Department of Homeland Security: Some Undocumented Aliens Who Came As Children Can Stay Department of Homeland Security: Some Undocumented Aliens Who Came As Children Can Stay

by David Bier on June 15, 2012

Today, the Department of Homeland Security (DHS) announced it will begin to grant two-year deportation deferrals for undocumented immigrants up to 30 years old who came into the United States as children who have passed a background check and either graduated high school, earned an equivalency degree, or served in the military.

The Administration’s decision is a modest victory for free-market immigration reformers. While ending such unnecessary deportations helps, more substantive reforms are needed to provide legal routes for immigrants and their American employers. Additionally, the move goes only a small way toward documenting America’s ten million or more law-abiding unauthorized workers — a completely untenable situation from an economic, criminal, and national security perspective.

This rule change is not amnesty. Prosecutorial discretion is regularly used to defer deportation under the Attorney General’s parole authority for a short period. The change does not provide legal status — it merely shifts the enforcement focus away from certain individuals who were brought into the U.S. through no fault of their own.

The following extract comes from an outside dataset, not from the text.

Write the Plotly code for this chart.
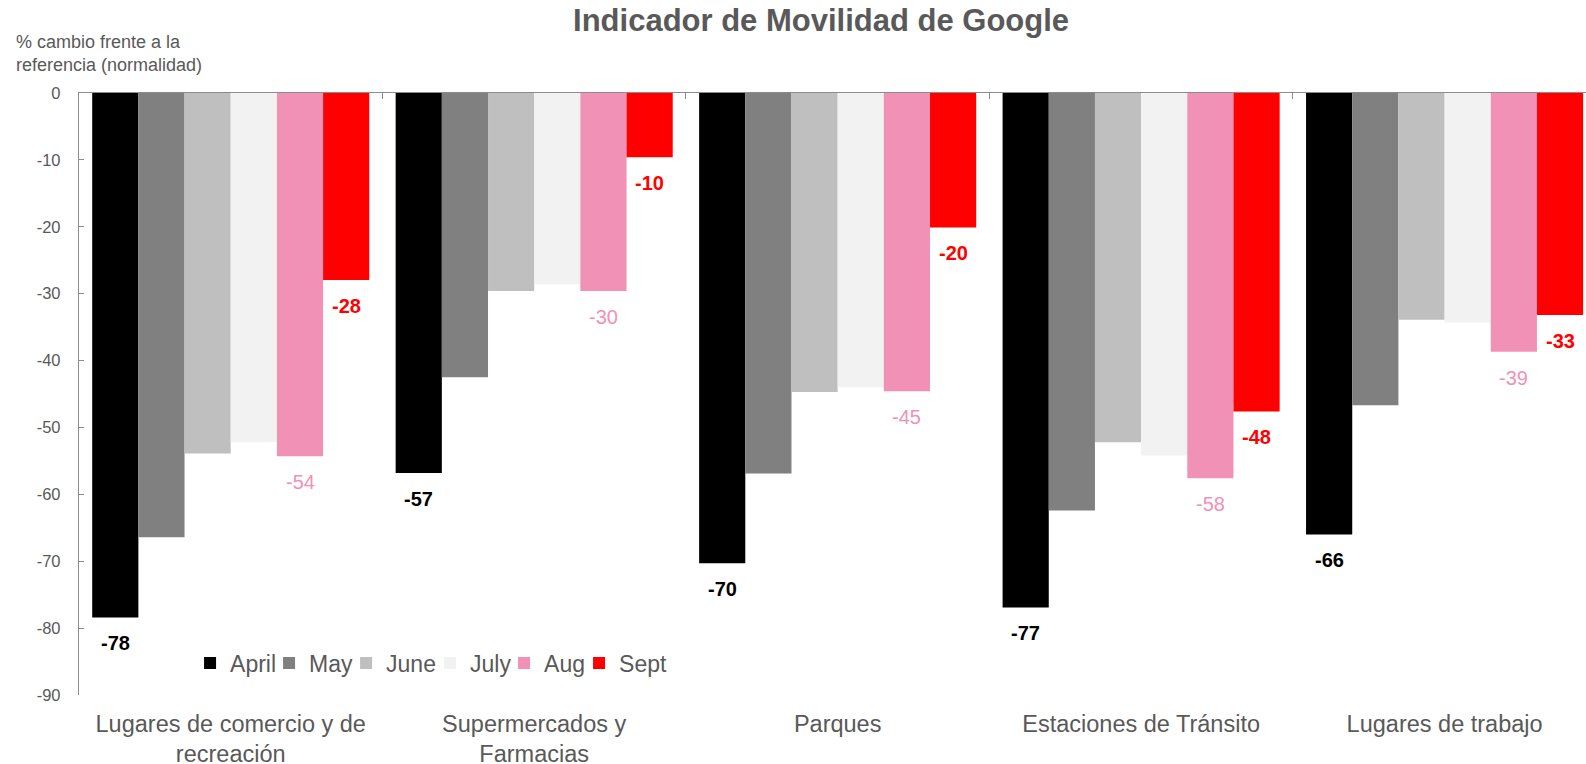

As DHS Secretary Janet Napolitano put it in her memorandum, “The use of prosecutorial discretion confers no substantive right, immigration status, or pathway to citizenship. Only the Congress, acting through its legislative authority, can confer these rights.” In other words, this decision is not a de facto Dream Act, which is why some conservatives like Sen. Marco Rubio have criticized the decision as a distraction from real immigration reform, while still calling it “a short term solution to a long term problem.”

The policy will allow the approximately 800,000 immigrants who meet the criteria to apply for work permits directly without leaving the U.S., as was previously required. Because these workers are in their prime working years, they will be in high demand as the economy begins to recover further. If these workers—many of whom have college degrees — are approved for work permits, they will provide a needed boost to the economy, helping America pull out of its economic doldrums.